A Dramatic Step Forward From The Last Year’s Technique
This new technique is based on a previous system that relied on two electrolyte-filled chambers, each holding one electrode (anode and cathode). This one is less expensive and relies on high-concentration of water vapor and carbon dioxide gas to work more efficiently.
The new system is relatively small (10*10 cm) compared to the previous one and can generate up to 4 liters of carbon monoxide every hour. Basically, it addresses 2 main issues that were limiting the initial methodology: 1) Cost and 2) Scalability.
In the previous system, researchers were using catalysts made of a single nickel atom to reduce CO2 to CO. However, the cost of synthesizing these materials was quite high.
Since these single nickel atoms were associated with graphene, it was very hard for them to scale up the process for feasible use in the future. That’s why they switched to a product (carbon black) that is thousand times more economical than graphene.

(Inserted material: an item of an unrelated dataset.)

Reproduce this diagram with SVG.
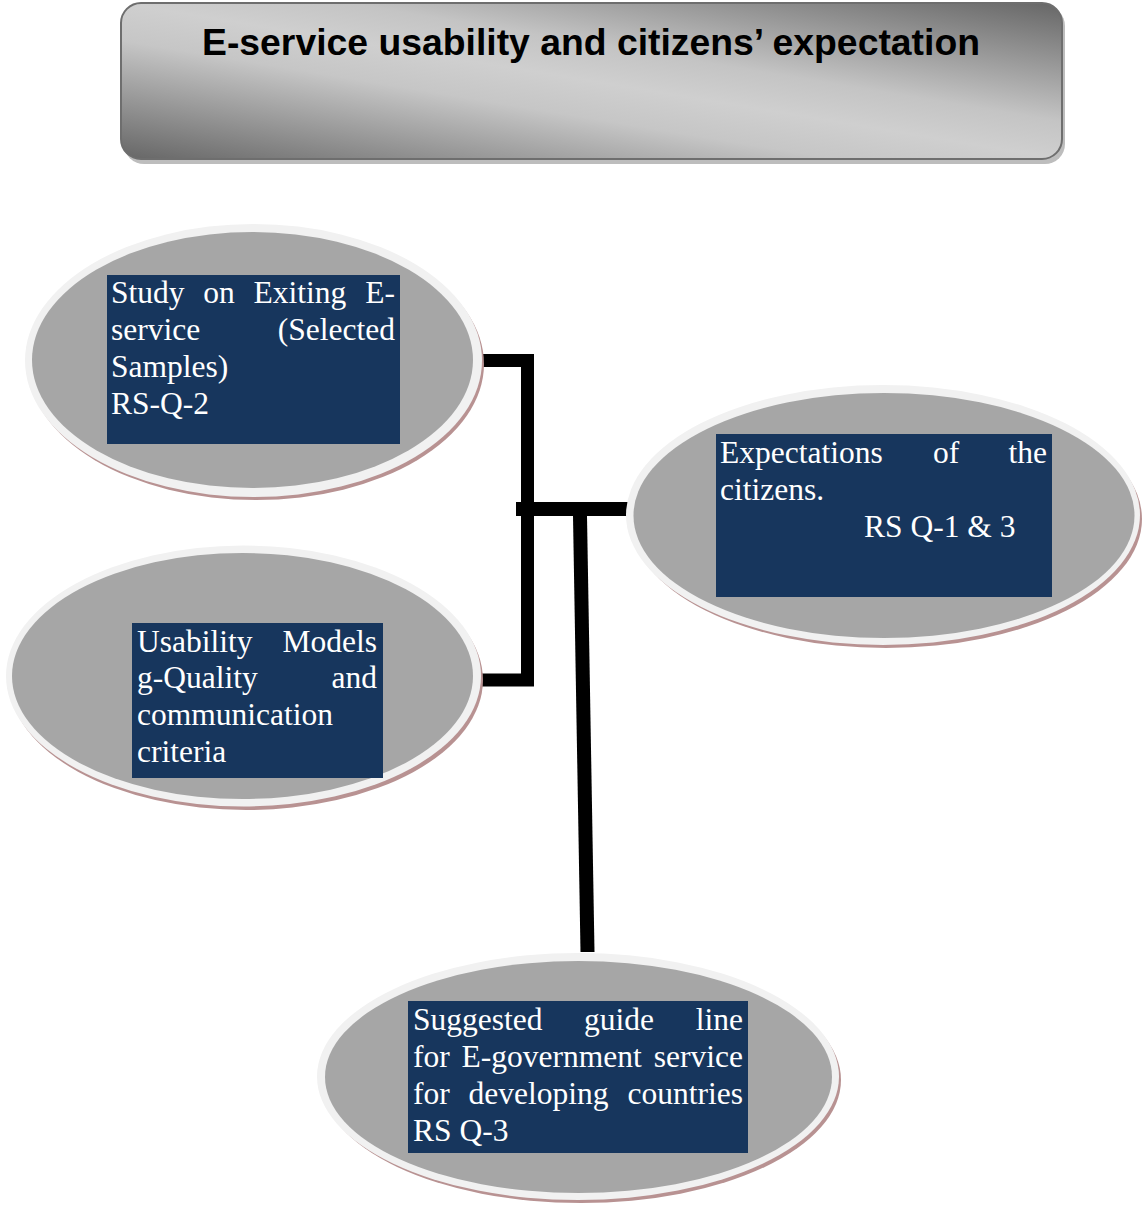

They were able to effectively capture positively charged single Ni atoms into negatively charged defects in carbon black particles, using an electrostatic-attraction-like process. This yielded a highly selective, low-cost substance suitable for carbon dioxide reduction.
With the previous system, researchers could only create in milligram-scales per batch, but now the maximum they can generate is grams. This end product is only limited by the instruments: if they had access to a bigger tank, they could produce kilograms of this catalyst.
Another big advantage of this system is that it can work with water vapor (instead of liquid water, which is used in the previous system) and feed in high-concentration of carbon dioxide.
Single nickel atoms on commercial carbon black were synthesized in large quantities | Courtesy of researchers
Now, researchers can pump 97% of CO2 and 3% water vapor into the system, compared to the older system’s 99% water and 1% CO2 ratio. Furthermore, vapor functions as ion exchange membranes to help ions move around, which is a better alternative to ion conductors in the system.
As a result, researchers can provide higher current density: a year before, they were operating at 10 milliamps/cm2, but now they can go up to 100 milliamps with almost 100% selectivity for CO2 to CO conversion.
In order to make the system work in a real-world environment, they need to make it continuously work for thousands of hours. As of now, it operates for only tens of hours. So there is still a lot of work to do.
Researchers believe that they can achieve this feat by analyzing both the water oxidation catalyst and the CO2 reduction catalyst. They are pretty sure that one day industries will be capturing CO2 instead of releasing it into the atmosphere and converting it into useful end-products.
Also, they plan to test various copper-based catalysts that can efficiently reduce carbon dioxide into more valuable products (other than carbon monoxide).